A numerical study is carried out to analyze piloted ignition of forest fuel layer composed of oven dried maritime pine needles exposed to external heat fluxes up to 30 kW m −2. Two fuel volume fractions are considered. The model solves a set of time-dependent conservation equations for both phases, the gas and the vegetation elements, coupled through exchange terms relative to mass, momentum and energy transfers. The solid-phase processes include drying, pyrolysis and char oxidation. Pyrolysis products are considered to be a mixture of CH 4, CO, CO 2 and H 2O, and gas phase chemical reactions are modeled by a two-step global kinetic mechanism for the oxidation of CH 4 and CO. The radiative heat transfers are determined by solving the multiphase radiative transfer equation in which both absorption and scattering due to the solid phase and the contribution of gaseous products are considered.
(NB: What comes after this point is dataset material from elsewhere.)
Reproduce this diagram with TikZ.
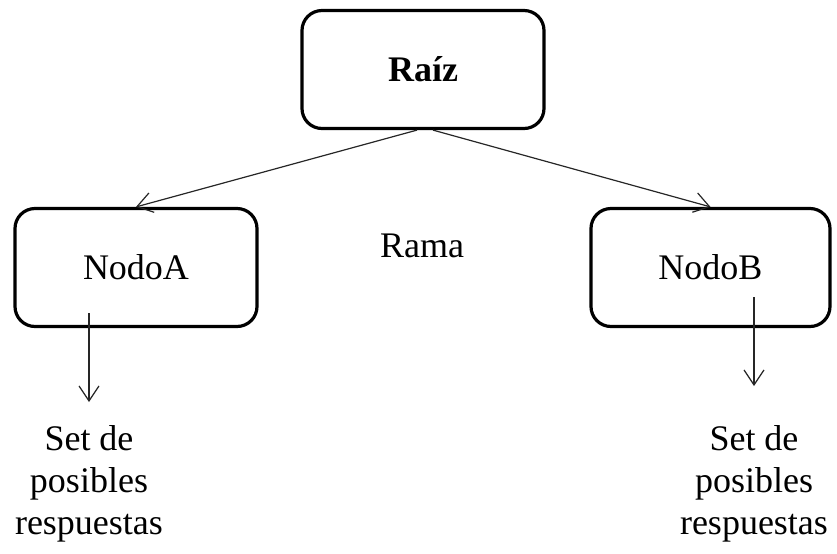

Ignition is determined by the onset of thermal runway in the gas phase. Predicted times to ignition and mass loss at ignition are found in satisfactory agreement with data obtained in previous bench-scales experiments carry out in Tewarson calorimeter (Fire Propagation Apparatus). Results show that the weak moisture content resulting from self-rehydration has a moderate effect on the ignition delays but influences significantly the mass losses at ignition. Char oxidation can be neglected for high external heat fluxes but affects significantly the ignition process for heat fluxes close to the critical heat flux for ignition. For a given fuel volume fraction, the mass flow rate of combustible gases at the surface of the fuel bed at ignition is found to be independent on the external heat flux. This critical mass flow rate increases as the fuel volume fraction decreases.